Song by Shakira

from the album Las Mujeres Ya No Lloran
- Released: March 22, 2024
- Genre: Latin pop; Rock en español;
- Length: 3:16
- Label: Sony Music Latin
- Songwriters: Shakira; Marcos Efraín Masís Fernández; Jota Rosa; Richi López; Elena Rose; Albert Hype;
- Producers: Tainy; Albert Hype; Shakira;

Audio video
- "Tiempo Sin Verte" on YouTube

= Tiempo Sin Verte =

2024 song by Shakira

"Tiempo Sin Verte" ("Time Without Seeing You") is a song by Colombian singer-songwriter Shakira. The song was released on 22 March 2024 as a part of Shakira's twelfth studio album, Las Mujeres Ya No Lloran.
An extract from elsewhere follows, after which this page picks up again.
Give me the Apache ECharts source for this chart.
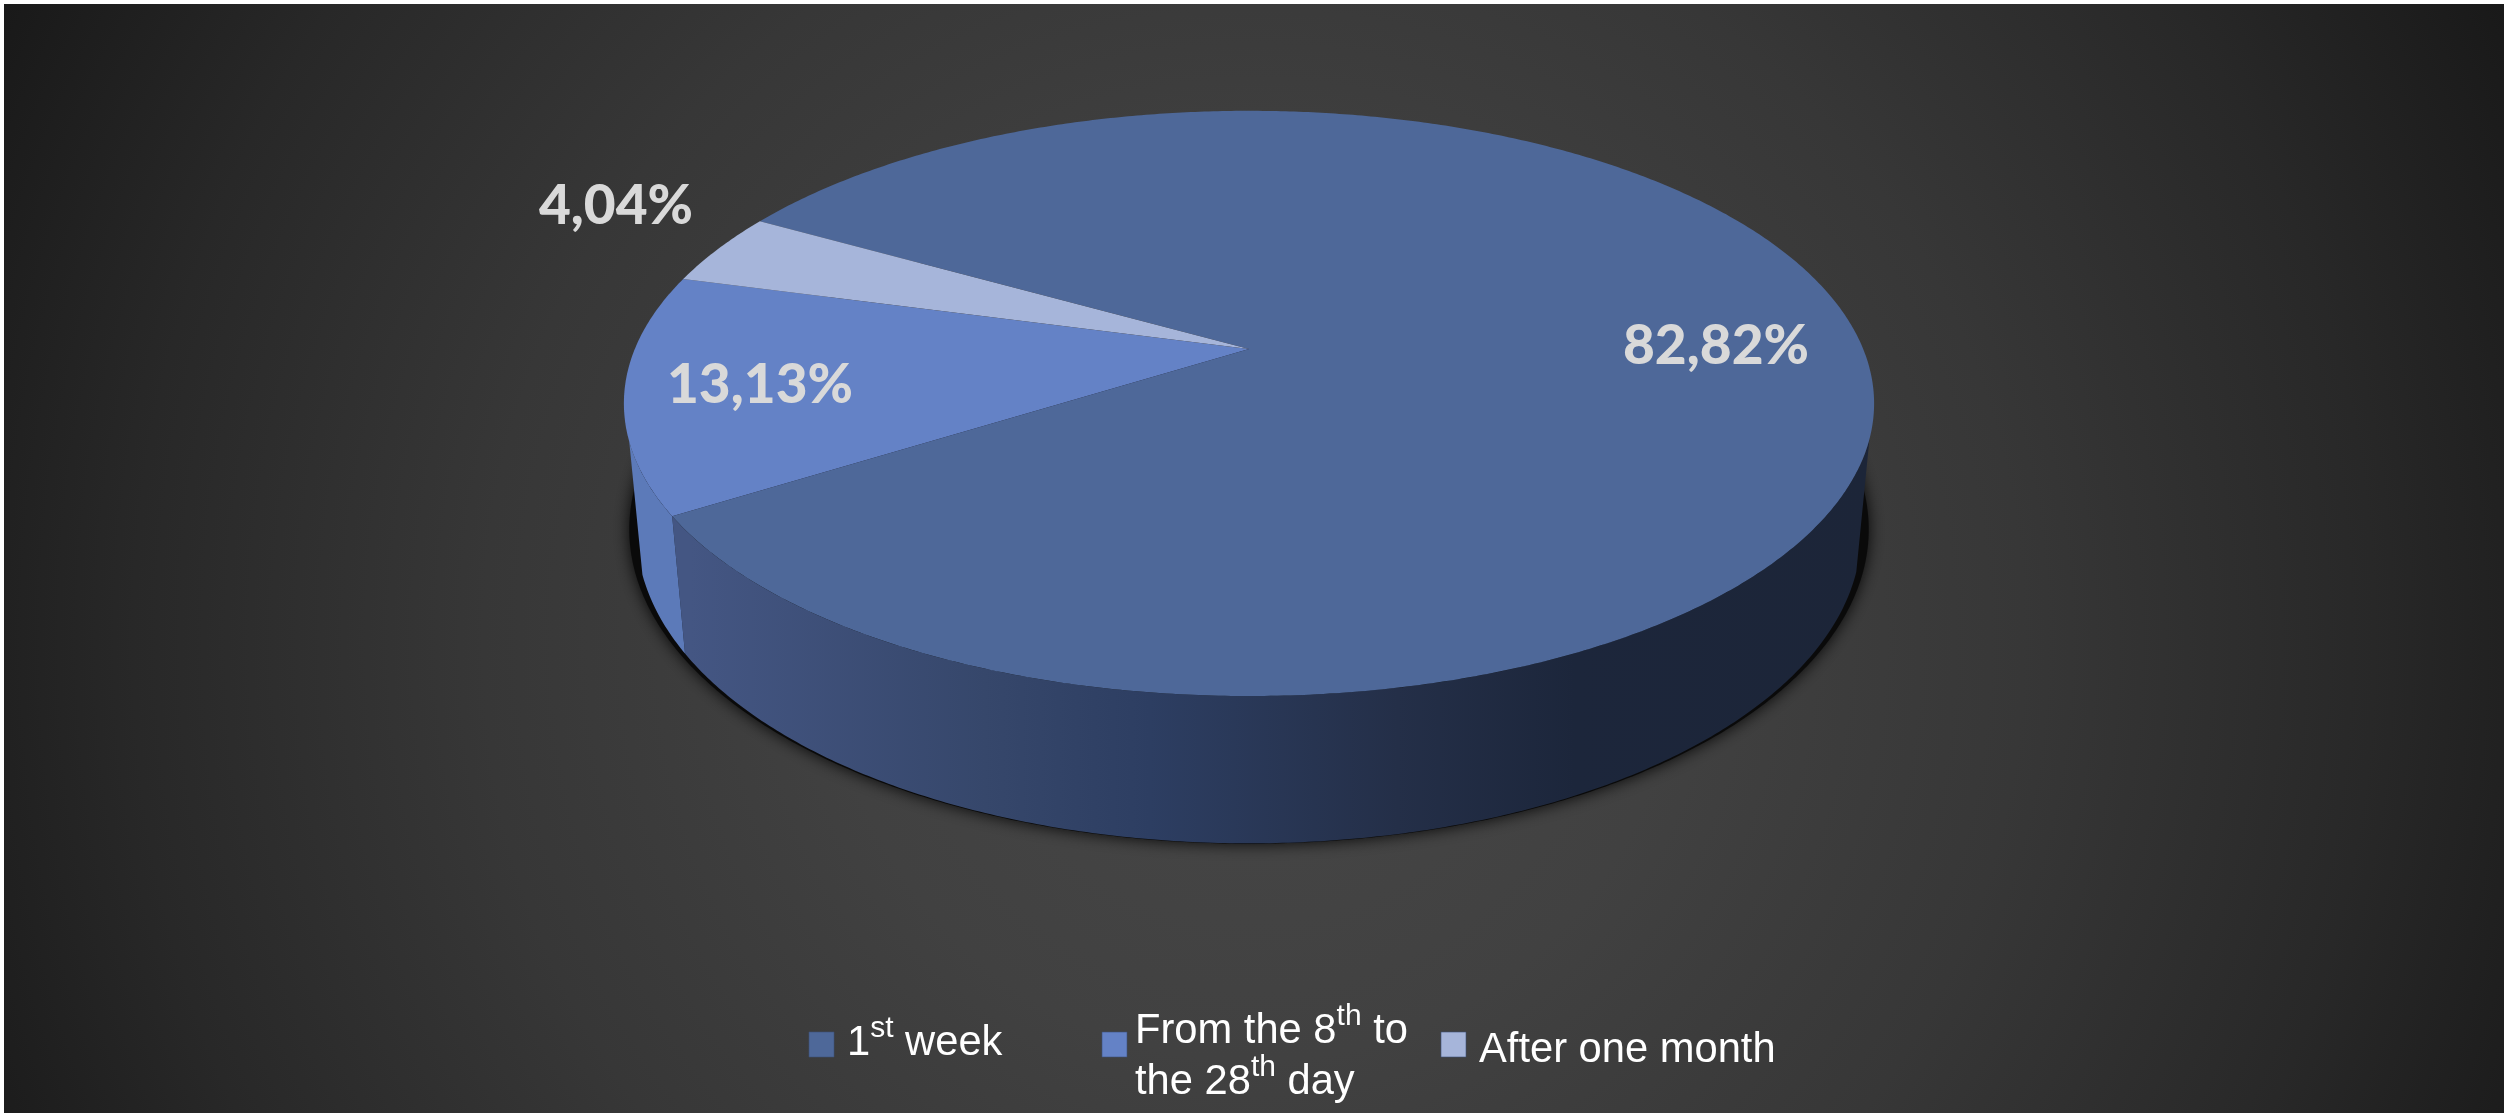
<!DOCTYPE html>
<html>
<head>
<meta charset="utf-8">
<style>
  html, body { margin: 0; padding: 0; background: #fff; }
  #chart { width: 2508px; height: 1118px; }
</style>
<script src="https://cdn.jsdelivr.net/npm/echarts@6/dist/echarts.min.js"></script>
</head>
<body>
<div id="chart"></div>
<script>
// data
const categories = ['1st week', 'From the 8th to the 28th day', 'After one month'];
const shares = [82.82, 13.13, 4.04];

// look
const topColors = ['#4e6899', '#6482c6', '#a6b5da'];
const labelSpots = [[1716, 346], [760, 385], [616, 206]];
const legendRich = [
  '{n|1}{s|st}{n| week}',
  '{n|From the 8}{s|th}{n| to}\n{n|the 28}{s|th}{n| day}',
  '{n|After one month}'
];
const legendBoxX = [809, 1102, 1441];
const legendTextX = [847, 1135, 1479];
const legendTextY = [1039, 1053, 1046];

// pie seen in perspective: X,Y on the unit disc, Z going down the wall
const view = { cx: 1249, cy: 349, a: 614.2, b: 282.5, k: 0.186, m: 0.0205, c: 130 };
const startAngle = 209.6;
// where the wall turns away from the viewer on each side
const wallRight = 17.5, wallLeft = 162;

function project(deg, r, z) {
  const t = deg * Math.PI / 180;
  const X = r * Math.cos(t), Y = r * Math.sin(t);
  const w = 1 - view.k * Y + view.m * z;
  return [view.cx + view.a * X / w, view.cy + (view.b * Y + view.c * z) / w];
}

function arc(from, to, r, z) {
  const pts = [];
  const n = Math.max(2, Math.ceil(Math.abs(to - from) * 2));
  for (let i = 0; i <= n; i++) {
    pts.push(project(from + (to - from) * i / n, r, z));
  }
  return pts;
}

const total = shares.reduce((s, v) => s + v, 0);
const spans = [];
shares.reduce((acc, v) => {
  const end = acc + v / total * 360;
  spans.push([acc, end]);
  return end;
}, startAngle);

const wallFill = new echarts.graphic.LinearGradient(690, 0, 1870, 0, [
  { offset: 0, color: '#445683' },
  { offset: 0.25, color: '#36476b' },
  { offset: 0.39, color: '#2d3e62' },
  { offset: 0.6, color: '#242f48' },
  { offset: 0.75, color: '#1c263b' },
  { offset: 1, color: '#1c2538' }
], true);
const wallFills = [wallFill, '#5c7ab9', '#a6b5da'];

function wallRange(i) {
  // only the front of the pie shows its wall
  const edge = spans[0][1] - 360;
  if (i === 0) return [wallRight, edge];
  if (i === 1) return [edge, wallLeft];
  return null;
}

function renderSlice(params, api) {
  const i = params.dataIndex;
  const kids = [];
  if (i === 0) {
    // drop shadow, pushed up a little so it shows mostly on the sides
    kids.push({
      type: 'polygon', z2: 0,
      shape: { points: arc(0, 360, 1.012, 1).map(p => [p[0], p[1] - 5]) },
      style: { fill: '#0a0a0a', shadowBlur: 16, shadowColor: 'rgba(0,0,0,0.9)' }
    });
  }
  const range = wallRange(i);
  if (range) {
    kids.push({
      type: 'polygon', z2: 1,
      shape: { points: arc(range[0], range[1], 1, 0).concat(arc(range[1], range[0], 1, 1)) },
      style: { fill: wallFills[i] }
    });
  }
  kids.push({
    type: 'polygon', z2: 2,
    shape: { points: [project(0, 0, 0)].concat(arc(spans[i][0], spans[i][1], 1, 0)) },
    style: { fill: topColors[i] }
  });
  kids.push({
    type: 'text', z2: 3,
    style: {
      x: labelSpots[i][0], y: labelSpots[i][1],
      text: api.value(1).toFixed(2).replace('.', ',') + '%',
      fill: '#d9d9d9',
      font: '900 55px Lato',
      align: 'center', verticalAlign: 'middle'
    }
  });
  return { type: 'group', children: kids };
}

const legendStyles = {
  n: { fontFamily: 'Liberation Sans', fontSize: 41.7, lineHeight: 51, fill: '#fff', verticalAlign: 'bottom' },
  s: { fontFamily: 'Liberation Sans', fontSize: 30, lineHeight: 51, fill: '#fff', verticalAlign: 'top' }
};

const legendBits = [];
categories.forEach((name, i) => {
  legendBits.push({
    type: 'rect',
    shape: { x: legendBoxX[i], y: 1032, width: 25, height: 25 },
    style: { fill: topColors[i], stroke: 'rgba(60,80,120,0.6)', lineWidth: 1 }
  });
  legendBits.push({
    type: 'text',
    x: legendTextX[i], y: legendTextY[i],
    style: {
      text: legendRich[i],
      rich: legendStyles,
      fill: '#fff',
      align: 'left', verticalAlign: 'middle'
    }
  });
});

const chart = echarts.init(document.getElementById('chart'));
chart.setOption({
  animation: false,
  backgroundColor: '#fff',
  graphic: [{
    type: 'rect', z: -1, silent: true,
    shape: { x: 4, y: 4, width: 2500, height: 1109 },
    style: {
      fill: new echarts.graphic.RadialGradient(1254, 640, 1400, [
        { offset: 0, color: '#474747' },
        { offset: 0.3, color: '#414141' },
        { offset: 0.55, color: '#373737' },
        { offset: 0.8, color: '#282828' },
        { offset: 1, color: '#191919' }
      ], true)
    }
  }].concat(legendBits),
  series: [{
    type: 'custom',
    coordinateSystem: 'none',
    silent: true,
    data: categories.map((name, i) => ({ name: name, value: [i, shares[i]] })),
    renderItem: renderSlice
  }]
});
</script>
</body>
</html>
== Background and release ==

"Tiempo Sin Verte" was first announced on 29 February 2024, when Shakira posted the tracklist of her album Las Mujeres Ya No Lloran online. On 14 March, Shakira posted a preview video of the song on her social media, with the video showcasing photos of her in a blue braided dress. The preview sparked enthusiasm among her fans, who praised the song calling it "a favourite on the album" and "an anthem" among others.

According to Shakira, the song has a sound that is "very much hers", marking rock and pop influences and romantic lyrics. Andrea Romero from Los 40 described the melody of the song as "very reminiscent of the first pop songs" that Shakira released in the 90s, a feature also noted by the NTN24 Editorial, while epitomizing it as "the song that reflects her purest essence". Blanca Lopez from Cadena 100 commented on Shakira going back to the rhythms of her albums Sale el Sol and El Dorado with the song. Daniel Ospina from Infobae outlined that "Tiempo Sin Verte" could be "one of the most optimistic and romantic tracks" of the album.
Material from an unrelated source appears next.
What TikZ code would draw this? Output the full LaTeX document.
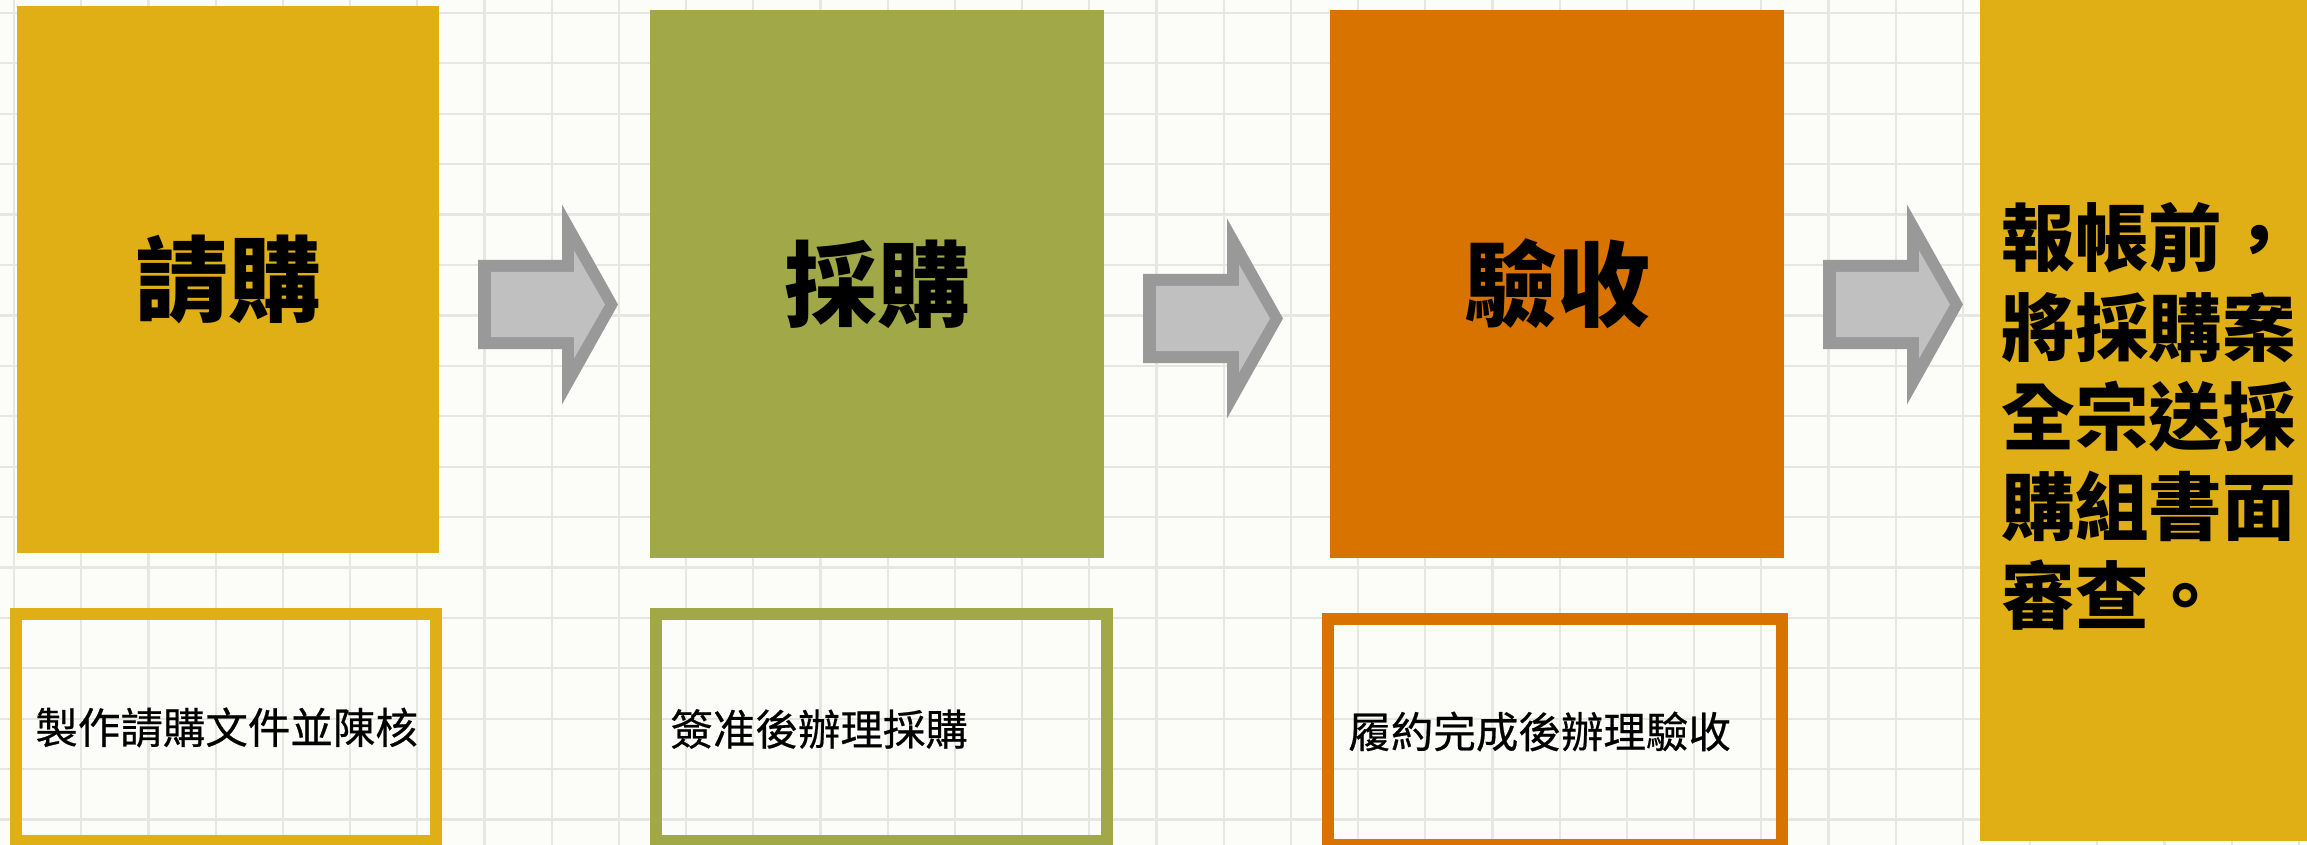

Thematically the song is about acceptance of guilt and the end of a relationship, with lyrics about the pain and longing of being apart from a loved one, and about realizing that more could have been done to make the relationship work. The lyrics of this song alluding to a past romantic relationship led to speculation that "Tiempo Sin Verte" is either written about Shakira's ex-boyfriend Gerard Piqué or about a new boyfriend she has.
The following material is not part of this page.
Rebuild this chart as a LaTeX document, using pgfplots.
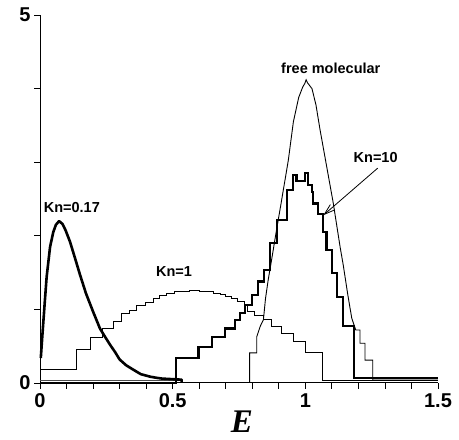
\documentclass[border=0pt]{standalone}
\usepackage{pgfplots}
\pgfplotsset{compat=1.18}
\usepackage{fontspec}
\setmainfont{Liberation Sans}
\newfontfamily\timesfont{Liberation Serif}
\usetikzlibrary{arrows.meta}
\begin{document}
\begin{tikzpicture}
\begin{axis}[
  at={(40pt,57pt)}, anchor=south west,
  scale only axis, width=398pt, height=368pt,
  xmin=0, xmax=1.5, ymin=0, ymax=5,
  axis x line*=bottom, axis y line*=left,
  axis line style={line width=1pt, black},
  xtick={0,0.5,1,1.5}, xticklabels={0,0.5,1,1.5},
  minor xtick={0.1,0.2,0.3,0.4,0.6,0.7,0.8,0.9,1.1,1.2,1.3,1.4},
  ytick={0,5}, yticklabels={0,5}, minor ytick={1,2,3,4},
  tick align=outside, major tick length=6pt, minor tick length=6pt,
  tick style={black, line width=0.8pt},
  /pgf/number format/assume math mode=true,
  ticklabel style={font=\fontsize{20}{20}\selectfont\bfseries},
  xticklabel style={yshift=-1pt},
  clip=false,
]
% thin baseline line near zero
\addplot[black!70, line width=0.9pt] coordinates {(0,0.035) (0.534,0.035)};
% Kn = 0.17 (thick smooth)
\addplot[black, line width=2.6pt, line join=round] coordinates {
(0.003,0.34) (0.01,0.7) (0.018,1.1) (0.025,1.44) (0.038,1.85) (0.05,2.05)
(0.06,2.15) (0.072,2.2) (0.085,2.16) (0.097,2.07) (0.113,1.92) (0.13,1.72)
(0.15,1.48) (0.173,1.22) (0.2,0.97) (0.226,0.74) (0.243,0.64) (0.264,0.52)
(0.283,0.42) (0.30,0.32) (0.325,0.24) (0.352,0.18) (0.38,0.12) (0.415,0.086)
(0.44,0.07) (0.46,0.06) (0.534,0.045) (0.534,0)};
% Kn = 1 (thin steps)
\addplot[black, line width=0.9pt, const plot] coordinates {
(0,0.19) (0.138,0.46) (0.192,0.62) (0.236,0.74) (0.277,0.83) (0.308,0.95)
(0.339,0.99) (0.364,1.06) (0.396,1.10) (0.427,1.15) (0.452,1.19) (0.478,1.21)
(0.505,1.24) (0.535,1.25) (0.565,1.26) (0.60,1.25) (0.63,1.24) (0.655,1.22)
(0.68,1.20) (0.70,1.17) (0.72,1.15) (0.745,1.11) (0.769,1.07) (0.78,0.97)
(0.81,0.92) (0.842,0.86) (0.873,0.77) (0.911,0.68) (0.955,0.57) (0.999,0.41)
(1.065,0.04) (1.5,0.04)};
% Kn = 10 (thick steps)
\addplot[black, line width=2.2pt, const plot] coordinates {
(0,0) (0.513,0.34) (0.597,0.485) (0.647,0.63) (0.697,0.74) (0.735,0.86)
(0.754,0.95) (0.773,1.06) (0.80,1.20) (0.823,1.38) (0.844,1.54) (0.867,1.90)
(0.892,2.22) (0.93,2.62) (0.955,2.83) (0.967,2.74) (0.999,2.85) (1.011,2.69)
(1.024,2.60) (1.03,2.44) (1.049,2.30) (1.068,2.05) (1.08,1.81) (1.10,1.49)
(1.12,1.17) (1.143,0.77) (1.183,0.065) (1.5,0.065)};
% free molecular (thin)
\addplot[black, line width=0.9pt] coordinates {
(0.79,0) (0.79,0.41) (0.817,0.41) (0.817,0.63) (0.83,0.77) (0.842,0.86)
(0.85,1.15) (0.86,1.40) (0.875,1.72) (0.89,2.05) (0.91,2.47) (0.936,3.03)
(0.955,3.55) (0.975,3.88) (0.99,4.02) (0.998,4.07) (1.003,4.12) (1.008,4.08)
(1.025,4.0) (1.04,3.78) (1.055,3.45) (1.07,3.15) (1.08,2.95) (1.09,2.75)
(1.105,2.45) (1.118,2.15) (1.131,1.85) (1.143,1.6) (1.16,1.2) (1.175,0.88)
(1.19,0.72) (1.206,0.72) (1.206,0.54) (1.225,0.54) (1.225,0.31) (1.254,0.31)
(1.254,0.04) (1.5,0.04)};
% labels
\node[font=\fontsize{14.5}{14.5}\selectfont\bfseries] at (axis cs:0.12,2.39) {Kn=0.17};
\node[font=\fontsize{14.5}{14.5}\selectfont\bfseries] at (axis cs:0.505,1.51) {Kn=1};
\node[font=\fontsize{14.5}{14.5}\selectfont\bfseries] at (axis cs:1.096,4.28) {free molecular};
\node[font=\fontsize{14.5}{14.5}\selectfont\bfseries] at (axis cs:1.265,3.06) {Kn=10};
\draw[black, line width=0.8pt, -{Straight Barb[length=11pt,width=7pt]}] (axis cs:1.273,2.92) -- (axis cs:1.068,2.28);
\end{axis}
\node[anchor=base, inner sep=0pt] at (242pt,7pt) {\fontsize{33}{33}\selectfont\timesfont\bfseries\itshape E};
\pgfresetboundingbox
\path (0,0) rectangle (459pt,440pt);
\end{tikzpicture}
\end{document}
"Tiempo Sin Verte" was released as the third track of Shakira's twelfth studio album, Las Mujeres Ya No Lloran, on 22 March 2024. Shakira reflected on the album's songs' creation process as "rebuilding herself": "When I sang them, my tears transformed into diamonds and my vulnerability into resilience".

== Reception ==

Pablo Gil from El Mundo took note on the song sounding 'old' and called it a nod to the fans of Shakira's older music.. Billboard's writers ranked the song as the 4th best on the album, and reflected on how the song returns "to the pop rock sound that characterized Shakira in the early ‘90s", inscribing its "punchy alternative track fused with subtle dance melodies" while also noting her "potent rockera vocals".